The overwhelming majority of innovation experts want EU structural funds to be used to get innovative products and services to the market, according to a new survey. As the European Commission readies its new innovation plan, a consensus is also forming around the need to slash bureaucratic procedures and boost venture capital funding.
These were the main findings of the General Electric (GE) 'Innovation Barometer', an independent poll of 240 opinion leaders on EU innovation policies carried out by StrategyOne and unveiled in Brussels yesterday (14 September).
The research, published in conjunction with GE's 'ecomagination challenge' for open collaboration on new technologies, comes ahead of the Commission's 'Innovation Union' strategy to be presented in October.
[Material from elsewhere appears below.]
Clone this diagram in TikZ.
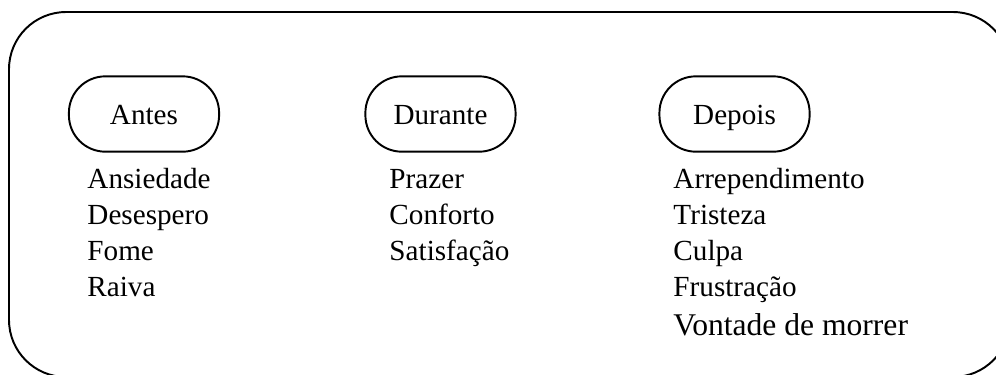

Against the backdrop of the economic crisis and the ensuing loss of millions of jobs, the EU's 'Europe 2020' strategy has set the bloc a series of headline targets focussed on smart, sustainable growth and a competitive, green European economy over the next decade.
The Commission's Innovation Union plan is one of seven flagship initiatives in Europe 2020 and the barometer respondents are in no doubt about the importance of innovation in the coming years. 90% believe it is the main lever for creating a more competitive and greener economy and 86% see it as the best way to create jobs in the EU.
Structural funds: Cut red tape and be bolder
91% of the respondents – who included MEPs, Commission officials and business and academic leaders – want the EU to use its structural funds to accelerate the uptake of innovation products and services.
Asked what is preventing companies from accessing EU money for the development of innovative business ventures, 88% cited bureaucratic procedures that slow down the absorption of the structural funds. More than 60% also pointed to a lack of expertise on the ground and the inability to come up with matching funds.
But it is not only the drawn-out bureaucratic procedures which are hindering innovation, but also competition from "easier" projects, said respondents. Innovative ventures that are perceived as risky and harder to measure in terms of success often lose out, they said.
The Commission has earmarked €80 billion for innovation in structural funds, stated a Commission official. Yet one think-tank respondent called for a shift in emphasis from traditional to green business and a focus on innovation in knowledge and education.
"How can we do this? Through (e)government and (e)education. These are innovative new solutions for the health and education sectors that help to avoid bureaucratic procedures," they affirmed.